## Begin

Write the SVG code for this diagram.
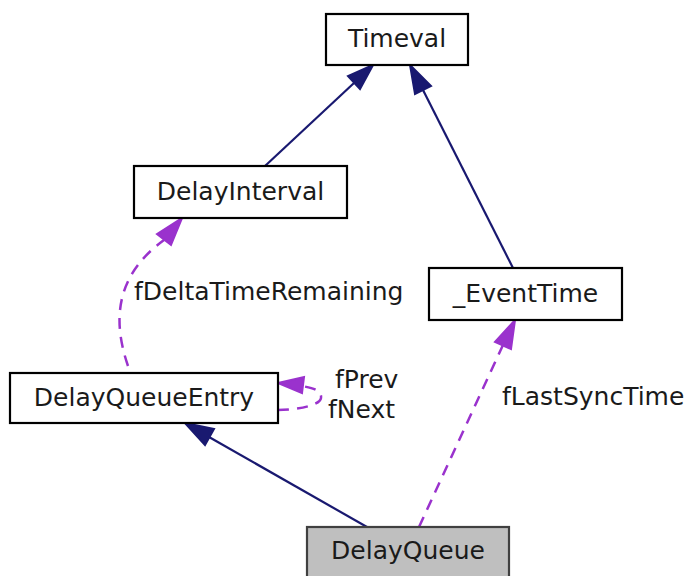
<svg xmlns="http://www.w3.org/2000/svg" width="691" height="576" viewBox="0 0 691 576">
  <style>
    .box { fill: #ffffff; stroke: #000000; stroke-width: 2.2; }
    .cur { fill: #bfbfbf; stroke: #404040; stroke-width: 2.2; }
    .lbl { font-family: "DejaVu Sans", sans-serif; font-size: 25px; fill: #1a1a1a; }
    .name { text-anchor: middle; }
    .inh { fill: none; stroke: #191970; stroke-width: 2.2; }
    .inh-head { fill: #191970; stroke: #191970; stroke-width: 2; }
    .use { fill: none; stroke: #9a32cd; stroke-width: 2.5; stroke-dasharray: 11,8; }
    .use-head { fill: #9a32cd; stroke: #9a32cd; stroke-width: 2; }
    .elbl { font-family: "DejaVu Sans", sans-serif; font-size: 25px; fill: #1a1a1a; }
  </style>
  <rect width="691" height="576" fill="#ffffff"/>

  <g id="edges">
    <!-- DelayInterval inherits Timeval -->
    <path class="inh" d="M265,166 L354,83"/>
    <polygon class="inh-head" points="373,65 348,76 360,89"/>
    <!-- _EventTime inherits Timeval -->
    <path class="inh" d="M513,268 L423,90"/>
    <polygon class="inh-head" points="410,65 431,86 415,94"/>
    <!-- DelayQueue inherits DelayQueueEntry -->
    <path class="inh" d="M367,527 L209,437"/>
    <polygon class="inh-head" points="185,423 214,429 205,445"/>
    <!-- DelayQueue uses _EventTime -->
    <path class="use" d="M419,527 L503,345"/>
    <polygon class="use-head" points="515,320 511,349 495,342"/>
    <text class="elbl" x="502" y="405">fLastSyncTime</text>
    <!-- DelayQueueEntry uses DelayInterval -->
    <path class="use" d="M128,366 C114,325 112,278 164,240"/>
    <polygon class="use-head" points="182,218 171,245 157,234"/>
    <text class="elbl" x="134" y="300">fDeltaTimeRemaining</text>
    <!-- DelayQueueEntry self references -->
    <path class="use" d="M278,410 C295,410 320,406 321,398 C322,390 312,388 302,386"/>
    <polygon class="use-head" points="278,383 304,377 302,393"/>
    <text class="elbl" x="335" y="388">fPrev</text>
    <text class="elbl" x="328" y="418">fNext</text>
  </g>

  <g id="node-timeval">
    <rect class="box" x="326" y="14" width="142" height="51"/>
    <text class="lbl name" x="397" y="47">Timeval</text>
  </g>

  <g id="node-delayinterval">
    <rect class="box" x="134" y="166" width="213" height="52"/>
    <text class="lbl name" x="240.5" y="200">DelayInterval</text>
  </g>

  <g id="node-eventtime">
    <rect class="box" x="429" y="268" width="193" height="52"/>
    <text class="lbl name" x="525.5" y="302">_EventTime</text>
  </g>

  <g id="node-delayqueueentry">
    <rect class="box" x="10" y="373" width="268" height="50"/>
    <text class="lbl name" x="144" y="406">DelayQueueEntry</text>
  </g>

  <g id="node-delayqueue">
    <rect class="cur" x="307" y="527" width="202" height="52"/>
    <text class="lbl name" x="408" y="559">DelayQueue</text>
  </g>
</svg>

## End

= What is being asked =
Repeat the data exactly, excluding the pictures.

= Written solution =
Write the SVG code for this diagram.
<svg xmlns="http://www.w3.org/2000/svg" width="691" height="576" viewBox="0 0 691 576">
  <style>
    .box { fill: #ffffff; stroke: #000000; stroke-width: 2.2; }
    .cur { fill: #bfbfbf; stroke: #404040; stroke-width: 2.2; }
    .lbl { font-family: "DejaVu Sans", sans-serif; font-size: 25px; fill: #1a1a1a; }
    .name { text-anchor: middle; }
    .inh { fill: none; stroke: #191970; stroke-width: 2.2; }
    .inh-head { fill: #191970; stroke: #191970; stroke-width: 2; }
    .use { fill: none; stroke: #9a32cd; stroke-width: 2.5; stroke-dasharray: 11,8; }
    .use-head { fill: #9a32cd; stroke: #9a32cd; stroke-width: 2; }
    .elbl { font-family: "DejaVu Sans", sans-serif; font-size: 25px; fill: #1a1a1a; }
  </style>
  <rect width="691" height="576" fill="#ffffff"/>

  <g id="edges">
    <!-- DelayInterval inherits Timeval -->
    <path class="inh" d="M265,166 L354,83"/>
    <polygon class="inh-head" points="373,65 348,76 360,89"/>
    <!-- _EventTime inherits Timeval -->
    <path class="inh" d="M513,268 L423,90"/>
    <polygon class="inh-head" points="410,65 431,86 415,94"/>
    <!-- DelayQueue inherits DelayQueueEntry -->
    <path class="inh" d="M367,527 L209,437"/>
    <polygon class="inh-head" points="185,423 214,429 205,445"/>
    <!-- DelayQueue uses _EventTime -->
    <path class="use" d="M419,527 L503,345"/>
    <polygon class="use-head" points="515,320 511,349 495,342"/>
    <text class="elbl" x="502" y="405">fLastSyncTime</text>
    <!-- DelayQueueEntry uses DelayInterval -->
    <path class="use" d="M128,366 C114,325 112,278 164,240"/>
    <polygon class="use-head" points="182,218 171,245 157,234"/>
    <text class="elbl" x="134" y="300">fDeltaTimeRemaining</text>
    <!-- DelayQueueEntry self references -->
    <path class="use" d="M278,410 C295,410 320,406 321,398 C322,390 312,388 302,386"/>
    <polygon class="use-head" points="278,383 304,377 302,393"/>
    <text class="elbl" x="335" y="388">fPrev</text>
    <text class="elbl" x="328" y="418">fNext</text>
  </g>

  <g id="node-timeval">
    <rect class="box" x="326" y="14" width="142" height="51"/>
    <text class="lbl name" x="397" y="47">Timeval</text>
  </g>

  <g id="node-delayinterval">
    <rect class="box" x="134" y="166" width="213" height="52"/>
    <text class="lbl name" x="240.5" y="200">DelayInterval</text>
  </g>

  <g id="node-eventtime">
    <rect class="box" x="429" y="268" width="193" height="52"/>
    <text class="lbl name" x="525.5" y="302">_EventTime</text>
  </g>

  <g id="node-delayqueueentry">
    <rect class="box" x="10" y="373" width="268" height="50"/>
    <text class="lbl name" x="144" y="406">DelayQueueEntry</text>
  </g>

  <g id="node-delayqueue">
    <rect class="cur" x="307" y="527" width="202" height="52"/>
    <text class="lbl name" x="408" y="559">DelayQueue</text>
  </g>
</svg>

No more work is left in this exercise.